Capturing jazz performance in words is a difficult challenge. It often requires poetic expression more than simple descriptive prose. Many such attempts have been collected in Jazz Poems a collection finely edited by Kevin Young in a new Everyman gift edition.

Often jazz poems are elegiac, written on the passing of great artists like Frank O’Hara’s “The Day Lady Died,” in which he recalls:

leaning on the john door in the FIVE SPOT
while she whispered a song along the keyboard
to Mal Waldron and everyone and I stopped breathing.


Some poets are able to capture the ephemeral nature of music, like current NEA Chairman Dana Gioia in “Bix Beiderbecke (1903-1931):”
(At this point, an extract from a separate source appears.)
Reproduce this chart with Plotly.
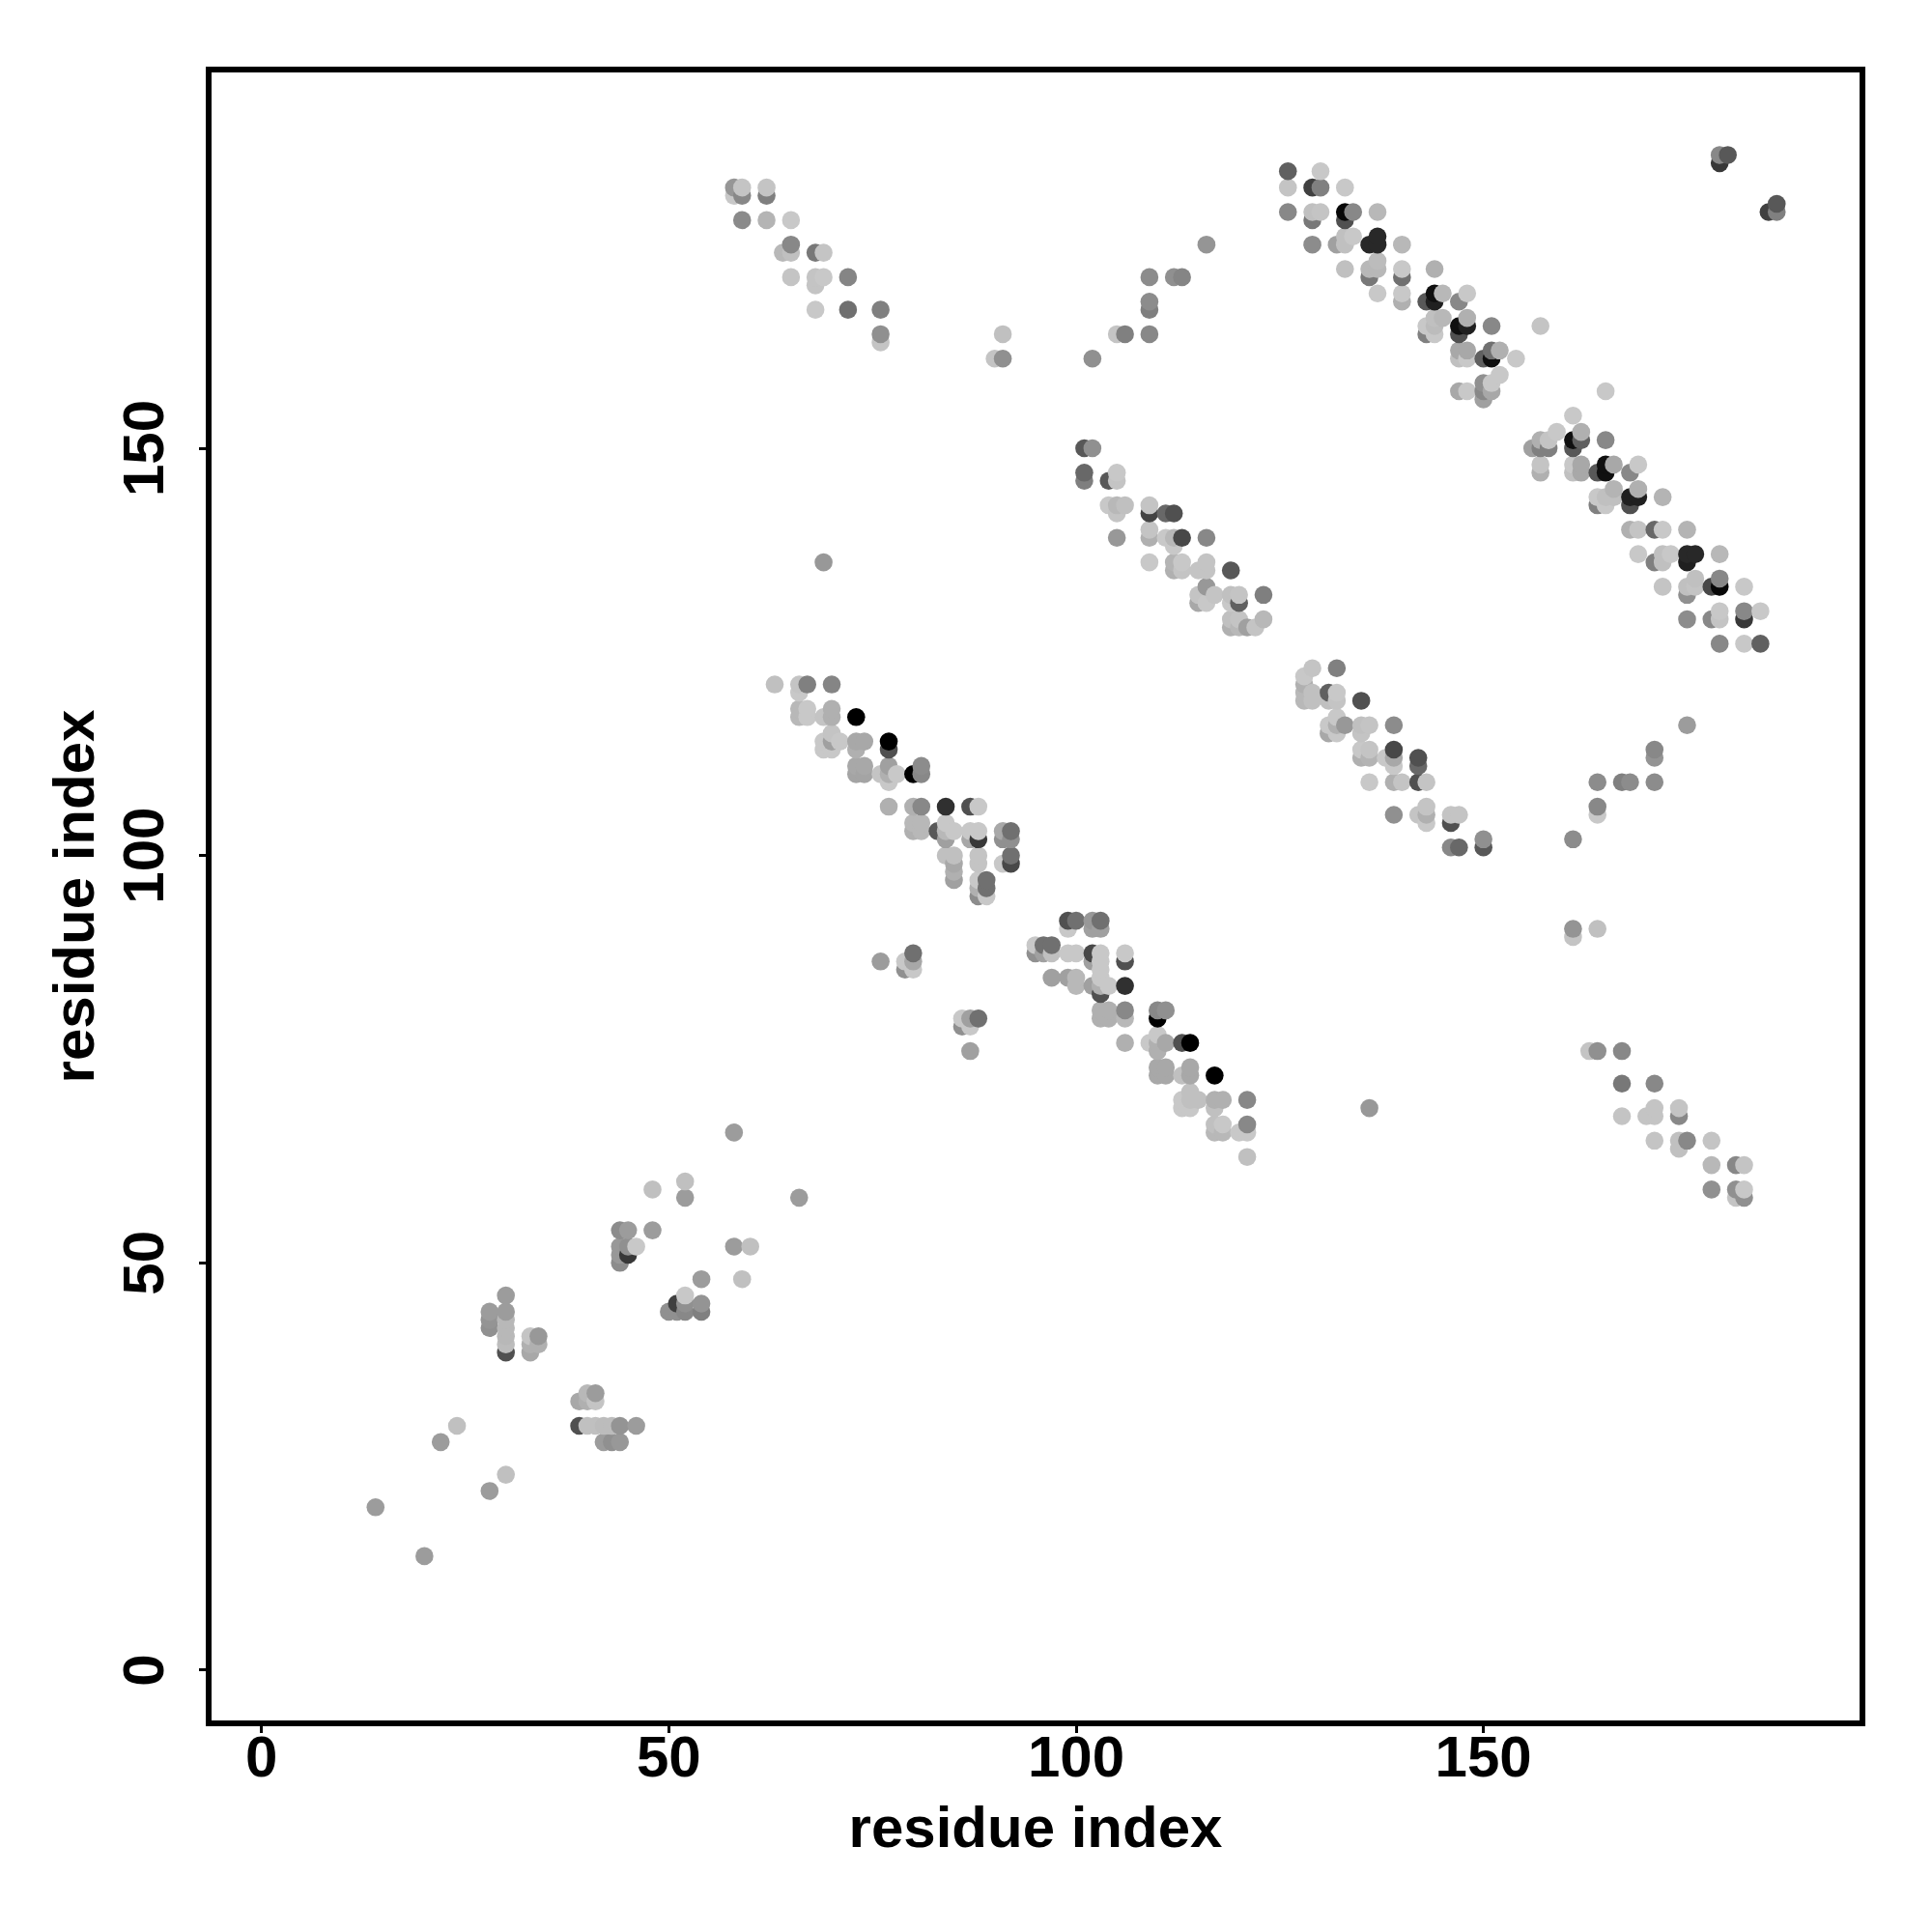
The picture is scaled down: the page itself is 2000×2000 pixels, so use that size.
import plotly.graph_objects as go

# (residue i, residue j, gray level)
low_diag = [(14,20,0x9c),(20,14,0x9c),(22,28,0x9c),(24,30,0xc0),(28,22,0x9c),(30,24,0xc0)]
col_30 = [(30,46,0x9c),(28,44,0x9c),(30,44,0x9c),(28,43,0x94),(30,43,0xb8),(28,42,0x90),(30,42,0xb8),
          (30,41,0xb8),(30,40,0xbc),(30,39,0x50),(33,41,0xc4),(34,41,0x98),(33,40,0xb0),(34,40,0xb0),(33,39,0xa8)]
row_30 = [(40,34,0xb8),(41,34,0x9c),(39,33,0xa8),(40,33,0xb0),(41,33,0xc4),(39,30,0x50),(40,30,0xc0),(41,30,0xc0),
          (42,30,0xbc),(43,30,0xbc),(44,30,0x94),(46,30,0x9c),(42,28,0x9c),(43,28,0x90),(44,28,0x98)]
col_44 = [(58,66,0x9c),(52,60,0xc0),(48,59,0xc0),(52,58,0x9c),(66,58,0x9c),(44,54,0x8c),(45,54,0x9c),(48,54,0x9c),
          (44,52,0x98),(45,52,0x90),(46,52,0xc8),(58,52,0x9c),(60,52,0xc0),(44,51,0x98),(45,51,0x38),(44,50,0x8c),
          (54,48,0x9c),(59,48,0xc0),(52,46,0xc8),(51,45,0x40),(54,45,0x94),(52,45,0x90),(50,44,0x90),(51,44,0x90),
          (52,44,0x88),(54,44,0x80)]
strand_a_top = [(58,181,0xc8),(58,182,0x96),(59,182,0xc4),(59,181,0x88),(62,182,0xc4),(62,181,0x7f),(59,178,0x8a),
                (62,178,0xb4),(65,178,0xc8),(65,175,0x88),(64,174,0xb8),(65,174,0xc0),(68,174,0x78),(69,174,0xc4),
                (65,171,0xc4),(68,171,0xc4),(69,171,0xc8),(72,171,0x85),(68,170,0xc4),(68,167,0xc8),(72,167,0x70),
                (76,167,0x80),(76,164,0x90),(76,163,0xc4)]
isolated_mid = [(91,164,0xc0),(90,161,0xc4),(91,161,0x90),(116,175,0x95),(109,171,0x8c),(112,171,0x90),(113,171,0x85),
                (109,168,0x8c),(109,167,0x7f),(105,164,0xc4),(106,164,0x80),(109,164,0x88),(102,161,0x90),(69,136,0x98),
                (136,69,0x98)]
strand_b_top = [(101,150,0x58),(102,150,0x90),(101,147,0x68),(101,146,0x7f),(104,146,0x58),(105,146,0xc4),(105,147,0xc8),
                (104,143,0xc8),(105,143,0xb8),(106,143,0xc0),(105,142,0xc4),(109,143,0xc4),(109,142,0x44),(111,142,0x68),
                (112,142,0x50),(105,139,0x98),(109,139,0xb0),(109,140,0xc4),(111,139,0xc8),(112,139,0xb8),(113,139,0x48),
                (116,139,0x88),(112,138,0xc8),(109,136,0xc8),(112,136,0xb4),(113,136,0xc8),(116,136,0xc4),(112,135,0xb0),
                (113,135,0xc4),(115,135,0xc4),(116,135,0xc4),(119,135,0x58),(115,132,0xc4),(117,132,0xc4),(119,132,0xc0),
                (120,132,0xc4),(123,132,0x7f),(116,133,0x98),(115,131,0xa8),(116,131,0xc8),(119,131,0xc8),(120,131,0x60),
                (119,129,0xc0),(120,129,0xc4),(123,129,0xb8),(119,128,0xb0),(120,128,0xb8),(121,128,0xa0),(122,128,0xc4)]
strand_a_mid = [(63,121,0xc0),(66,121,0xc4),(67,121,0x80),(70,121,0x85),(66,120,0xc8),(66,118,0xb8),(67,118,0xc8),
                (70,118,0xb0),(66,117,0xb8),(67,117,0xc8),(69,117,0xc4),(70,117,0xb0),(73,117,0x00),(70,115,0xc4),
                (69,114,0xc8),(70,114,0xa0),(71,114,0xc8),(73,114,0xa8),(74,114,0xa8),(77,114,0x00),(69,113,0xc8),
                (70,113,0xc8),(73,113,0xb0),(77,113,0x50),(73,111,0xa8),(74,111,0xa8),(77,111,0xa0),(81,111,0x8c),
                (73,110,0xa4),(74,110,0xa4),(76,110,0xc4),(77,110,0xb0),(78,110,0xc8),(80,110,0x00),(81,110,0x88),
                (77,109,0xc8),(77,106,0xb0),(80,106,0xb0),(81,106,0x88),(84,106,0x30),(87,106,0x50),(88,106,0xc8),
                (80,104,0xb8),(81,104,0xb8),(84,104,0xc8),(80,103,0xb0),(81,103,0xb8),(83,103,0x58),(84,103,0xb8),
                (85,103,0xc8),(87,103,0xc8),(88,103,0xc8),(91,103,0xa8),(92,103,0x70),(84,102,0xa0),(87,102,0xa8),
                (88,102,0x38),(91,102,0x90),(92,102,0x90),(84,100,0xc0),(85,100,0xc0),(88,100,0xc4),(92,100,0x70),
                (85,99,0xa8),(88,99,0xc4),(91,99,0xc8),(92,99,0x48),(85,98,0xb0),(85,97,0xa0),(88,97,0xc8),(89,97,0x70),
                (88,96,0xb0),(89,96,0x70),(88,95,0x8c),(89,95,0xc8)]
strand_b_low = [(99,92,0x50),(100,92,0x70),(102,92,0x98),(103,92,0x70),(99,91,0xc8),(102,91,0xa0),(103,91,0xa0),
                (95,89,0xc8),(96,89,0x70),(97,89,0x70),(95,88,0x90),(96,88,0xa0),(97,88,0xc0),(99,88,0xc8),(100,88,0xc8),
                (102,88,0x48),(103,88,0xc8),(106,88,0xc8),(102,87,0xa0),(103,87,0xc8),(106,87,0x50),(103,86,0xc8),
                (97,85,0xa0),(99,85,0xa0),(100,85,0xb8),(103,85,0xc8),(100,84,0xb8),(102,84,0xa0),(103,84,0xb0),
                (104,84,0xc8),(106,84,0x30),(103,83,0x50),(103,81,0xb0),(104,81,0xb0),(106,81,0x88),(110,81,0x88),
                (111,81,0x90),(103,80,0xb0),(104,80,0xb0),(106,80,0xb8),(110,80,0x00),(106,77,0xb0),(109,77,0xc8),
                (110,77,0xb0),(111,77,0xa8),(113,77,0x50),(114,77,0x00),(110,78,0xc8),(110,76,0xb0),(110,74,0xa8),
                (111,74,0xa8),(114,74,0xa8),(110,73,0xa8),(111,73,0xa8),(113,73,0xc0),(114,73,0xa8),(117,73,0x00),
                (114,71,0xc0),(113,70,0xc8),(114,70,0xc0),(115,70,0xc0),(117,70,0xb0),(118,70,0xb0),(121,70,0x88),
                (113,69,0xc8),(114,69,0xc8),(117,69,0xc0),(117,67,0xc0),(118,67,0xc8),(121,67,0x88),(117,66,0xb8),
                (118,66,0xb8),(120,66,0xc8),(121,66,0xc8),(121,63,0xc0)]
off_diag_low = [(76,87,0x9c),(80,88,0x70),(79,87,0xc8),(80,87,0xa8),(79,86,0x90),(80,86,0xc8),(86,80,0xc8),(87,80,0xa0),
                (88,80,0x70),(86,79,0x90),(87,79,0xc8),(87,76,0xa0)]
strand_c_top = [(126,184,0x60),(130,184,0xc8),(126,182,0xc4),(129,182,0x40),(130,182,0x80),(133,182,0xc8),(126,179,0x88),
                (129,179,0xc0),(130,179,0xc4),(133,179,0x08),(134,179,0x88),(137,179,0xb8),(129,178,0x78),(133,178,0x50),
                (129,175,0x8c),(132,175,0xa0),(133,175,0xc0),(134,176,0xc8),(133,176,0xc0),(136,175,0x28),(137,176,0x28),
                (137,175,0x28),(140,175,0xb8),(133,172,0xc0),(136,172,0xb8),(137,173,0xbc),(137,172,0xb8),(136,171,0x78),
                (140,172,0xc8),(140,171,0x70),(144,172,0xb0),(137,169,0xc8),(140,169,0xc8),(140,168,0xb0),(144,169,0x10),
                (145,169,0xb8),(148,169,0xc8),(143,168,0x58),(144,168,0x20),(147,168,0x88),(144,166,0xc0),(145,166,0xb8),
                (148,166,0xb0),(143,165,0xc8),(144,165,0xbc),(147,165,0x10),(148,165,0x20),(151,165,0x88),(157,165,0xc4),
                (143,164,0x80),(144,164,0xc8),(147,164,0x50),(147,162,0xa8),(148,162,0xa8),(151,162,0x70),(152,162,0xb0),
                (147,161,0xc0),(148,161,0xc8),(150,161,0x60),(151,161,0x10),(154,161,0xc8),(152,159,0xc8),(151,158,0xc8),
                (147,157,0xa8),(148,157,0xc8),(150,158,0x90),(150,157,0x88),(151,157,0xa8),(150,156,0xa0)]
strand_d_top = [(165,157,0xc8),(161,154,0xc8),(159,152,0xc8),(162,152,0xb0),(157,151,0xb0),(158,151,0xc4),(161,151,0x10),
                (162,151,0x60),(165,151,0x88),(156,150,0xa0),(157,150,0x80),(158,150,0x80),(161,150,0x58),(157,148,0xc4),
                (157,147,0xb0),(161,148,0xc8),(162,148,0xa8),(161,147,0xc0),(162,147,0xa8),(164,147,0x58),(165,148,0x10),
                (165,147,0x10),(166,148,0xa8),(169,148,0xc8),(168,147,0x88),(166,145,0xb4),(164,144,0xc8),(165,144,0xc0),
                (166,144,0xc0),(164,143,0x80),(165,143,0xc8),(169,145,0xb0),(168,144,0x20),(169,144,0x20),(168,143,0x50),
                (172,144,0xb4),(168,140,0xb0),(169,140,0xc4),(171,140,0x68),(172,140,0xc8),(175,140,0xb4),(169,137,0xc8),
                (172,137,0xc0),(173,137,0xc8),(171,136,0x80),(172,136,0xc0),(175,137,0x28),(176,137,0x28),(175,136,0x20),
                (179,137,0xb8),(176,134,0xc0),(179,134,0x88),(172,133,0xc4),(175,133,0xc0),(176,133,0xc4),(178,133,0x48),
                (179,133,0x08),(182,133,0xc8),(175,132,0x90),(175,129,0x8c),(178,129,0x88),(179,130,0xc8),(179,129,0xc4),
                (182,130,0x88),(182,129,0x38),(184,130,0xc8),(179,126,0x88),(182,126,0xc8),(184,126,0x60)]
corner = [(179,186,0x88),(180,186,0x58),(179,185,0x38),(185,179,0x40),(186,179,0x80),(186,180,0x58)]
strand_c_mid = [(129,123,0xc4),(132,123,0x80),(128,122,0xc8),(128,121,0xb0),(128,120,0xb8),(129,120,0xc0),(131,120,0x60),
                (132,120,0xc8),(128,119,0xb8),(129,119,0xc0),(131,119,0xc0),(132,119,0xc4),(135,119,0x50),(132,117,0xc8),
                (131,116,0xc8),(132,116,0xb0),(133,116,0x98),(135,116,0xc0),(136,116,0xc4),(139,116,0x8c),(131,115,0xa8),
                (132,115,0xc8),(135,115,0xc4),(135,113,0xc8),(136,113,0xc4),(139,113,0x48),(135,112,0xb0),(136,112,0xb4),
                (138,112,0xc8),(139,112,0xa8),(142,112,0x50),(139,111,0xc8),(142,111,0x68),(136,109,0xc8),(139,109,0xb0),
                (140,109,0xc4),(142,109,0x50),(143,109,0xc4),(139,105,0x90),(142,105,0xc4),(143,106,0xc4),(143,105,0xb0),
                (143,104,0xc8),(146,105,0xc4),(147,105,0xc4),(146,104,0x50),(146,101,0x88),(147,101,0x68),(150,102,0x90),
                (150,101,0x58)]
right_mid = [(161,102,0x8c),(164,106,0x88),(164,105,0xc8),(164,109,0x8c),(167,109,0x80),(168,109,0x8c),(171,113,0x88),
             (171,112,0x94),(171,109,0x8c),(175,116,0x9c)]
right_low = [(161,91,0x94),(161,90,0xc4),(164,91,0xc0),(163,76,0xc4),(164,76,0x90),(167,76,0x88),(167,72,0x78),(171,72,0x88),
             (167,68,0xc4),(170,68,0xc4),(171,68,0xc4),(171,69,0xc4),(174,69,0xc4),(174,68,0x88),(171,65,0xc4),(174,65,0xc0),
             (175,65,0x88),(178,65,0xc4),(174,64,0xc0),(178,62,0xb8),(181,62,0x88),(182,62,0xc4),(178,59,0x90),(181,59,0x90),
             (182,59,0xc8),(181,58,0xc4),(182,58,0x90)]

tick_values = [0, 50, 100, 150]
axis_title = "residue index"

contacts = sorted(low_diag + col_30 + row_30 + col_44 + strand_a_top + isolated_mid + strand_b_top + strand_a_mid
                  + strand_b_low + off_diag_low + strand_c_top + strand_d_top + corner + strand_c_mid + right_mid
                  + right_low, key=lambda c: (c[0], c[1]))

fig = go.Figure(go.Scatter(
    x=[c[0] for c in contacts],
    y=[c[1] for c in contacts],
    mode="markers",
    marker=dict(size=18.6, color=[f"rgb({c[2]},{c[2]},{c[2]})" for c in contacts], line=dict(width=0)),
    showlegend=False,
))

font = dict(family="Liberation Sans", size=60, color="black", weight="bold")
axis = dict(
    showgrid=False, zeroline=False, showline=True, linewidth=6, linecolor="black", mirror=True,
    ticks="outside", ticklen=7, tickwidth=3, tickcolor="black",
    tickmode="array", tickvals=tick_values, ticktext=[str(v) for v in tick_values], tickfont=font,
)
fig.update_layout(
    width=2000, height=2000, autosize=False,
    margin=dict(l=219, r=75, t=75, b=219),
    paper_bgcolor="white", plot_bgcolor="white",
    xaxis=dict(axis, range=[-6.13, 196.17], ticklabelstandoff=-27,
               title=dict(text=axis_title, font=font, standoff=21)),
    yaxis=dict(axis, range=[-6.17, 196.13], tickangle=-90, ticklabelstandoff=13, ticklabelshift=9,
               title=dict(text=axis_title, font=font, standoff=0)),
)
fig.write_html("out.html", post_script="document.body.style.margin='0';", config={"displayModeBar": False})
He dreamed he played the notes so slowly that
they hovered in the air above the crowd
and shimmered like a neon sign.

Certain themes reoccur, like the classless nature of jazz. Langston Hughes’ “Jazz Band in a Parisian Cabaret” exhorts:

Play it for the lords and ladies,
For the dukes and counts,
For the whores and gigolos
For the American millionaires,
And the school teachers
Out for a spree.


Jazz Poems is a consistently rewarding collection. It was a handy volume to refer to while reading Yaffe’s Fascinating Rhythm, since it anthologizes many of the poems that book analyzes. While many of the selected poems are darker than what you might expect to find in a small trim size gift book, it is appropriate. Jazz is a music that demands honesty and integrity in all things, including editorial choice.